The United States is encountering its worst economic crisis since the 1980s. The stork market is crashing, and lots of people are getting more worried about the future amid the Russia-Ukraine conflict that is reverbarating throughout the globe in the wake of the worst of the COVID-19 pandemic. U.S. psychologists are now recommending mental health books by Jewish victim of concentration camps Psychologist Viktor E. Frankl.
Experts and religious advisors now encourage people to center their lives on self-care and family ties. They are encouraging people to set goals and surround themselves with things that makes them look forward to the future. They also recommend goal setting as the anecdote to the rise in deaths related to mental health. Having a clear purpose for the future prolongs life expectancy.
Frankl, having survived Nazi Germany, quotes from Nitchze’s “if you have a way to live for you can bear almost any how”. Right now, there is a lot of fear and uncertainty about the future.The stock markets are down, inflation continues to go up.
What Frankl found, is that in extremely challenging situations– like being in a concentration camp– it was essential for a person to be connected to a future goal or purpose. When a person lost hope for their future, their physical body shut down and, in those brutal conditions, they quickly died.
In his book Man’s Search for Meaning, Frankl describes the consequences of one’s mental state in challenging situations, using the prison environments similar to those of concentration camps.
- The prisoner who had lost faith in the future— his future—was doomed. With his loss of belief in the future, he also lost his spiritual hold; he let himself decline and became subject to mental and physical decay.
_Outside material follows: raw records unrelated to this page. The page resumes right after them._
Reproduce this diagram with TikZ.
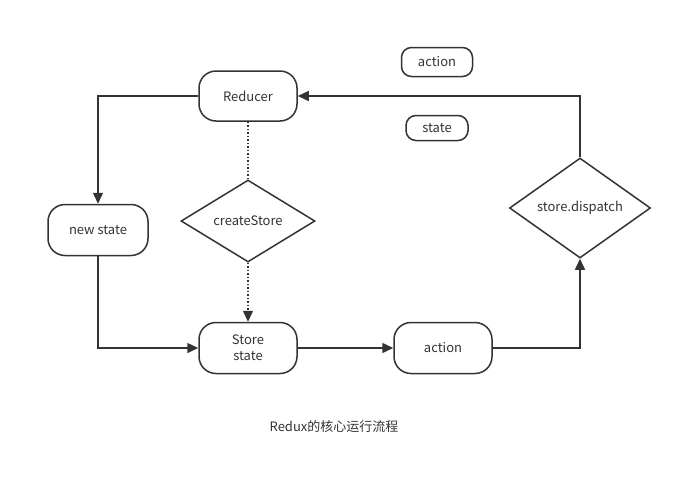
\documentclass[tikz,border=0pt]{standalone}
\usepackage{fontspec}
\setmainfont{Noto Sans CJK SC}
\usepackage{xcolor}
\usetikzlibrary{shapes.geometric, positioning, arrows.meta}
\definecolor{trazo}{HTML}{333333}
\tikzset{
  caja/.style={draw=trazo, line width=1.5pt, rounded corners=17pt, minimum width=98pt, minimum height=50pt, text=trazo},
  leyenda/.style={draw=trazo, line width=1.5pt, rounded corners=10pt, inner sep=0pt, text=trazo},
  rombo/.style={draw=trazo, line width=1.5pt, diamond, inner sep=0pt, text=trazo},
  flecha/.style={draw=trazo, line width=1.5pt, -{Triangle[length=11pt,width=10pt]}},
}
\begin{document}
\begin{tikzpicture}[x=1pt, y=-1pt, font=\fontsize{13}{15}\selectfont]
        \useasboundingbox (0,0) rectangle (683,483);
        % Nodes
        \node[caja] (reducer) at (248,96) {Reducer};
        \node[leyenda, minimum width=71pt, minimum height=29pt] (legaction) at (437,62) {action};
        \node[leyenda, minimum width=62pt, minimum height=25pt] (legstate) at (437,128) {state};
        \node[rombo, minimum width=134pt, minimum height=82pt, aspect=1.6] (create) at (248,221) {createStore};
        \node[caja, minimum width=100pt, minimum height=51pt] (newstate) at (98,230) {new state};
        \node[caja, minimum height=51pt, align=center, font=\fontsize{13}{16}\selectfont] (store) at (248,348) {Store\\state};
        \node[caja, minimum height=51pt] (action) at (443,348) {action};
        \node[rombo, minimum width=141pt, minimum height=100pt, aspect=1.4] (dispatch) at (580,208) {store.dispatch};
        \node[text=trazo] (titulo) at (334,427) {Redux的核心运行流程};

        % Arrows
        \draw[flecha] (reducer.west) -| (newstate.north);
        \draw[flecha] (newstate.south) |- (store.west);
        \draw[draw=trazo, line width=1.5pt, dotted] (reducer.south) -- (create.north);
        \draw[flecha, dotted] (create.south) -- (store.north);
        \draw[flecha] (store.east) -- (action.west);
        \draw[flecha] (action.east) -| (dispatch.south);
        \draw[flecha] (dispatch.north) |- (reducer.east);
    \end{tikzpicture}
\end{document}
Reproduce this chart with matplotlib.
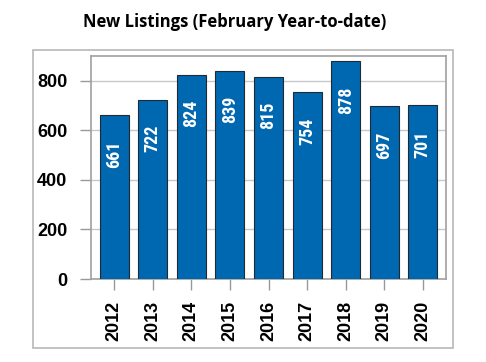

- Any attempt at fighting the camp’s [pathological] influence on the prisoner by [therapeutic] methods had to aim at giving him inner strength by pointing out to him a future goal to which he could look forward. Instinctively some of the prisoners attempted to find one on their own. It is a peculiarity of man that he can only live by looking to the future– sub specie aeternitatis. And this is his salvation in the most difficult moments of his existence.
- A man who let himself decline because he could not see any future goal found himself occupied with retrospective thoughts. Instead of taking the camp’s difficulties as a test of their inner strength, they did not take their life seriously and despised it as something of no consequence. They preferred to close their eyes and live in the past. Life for such people became meaningless.”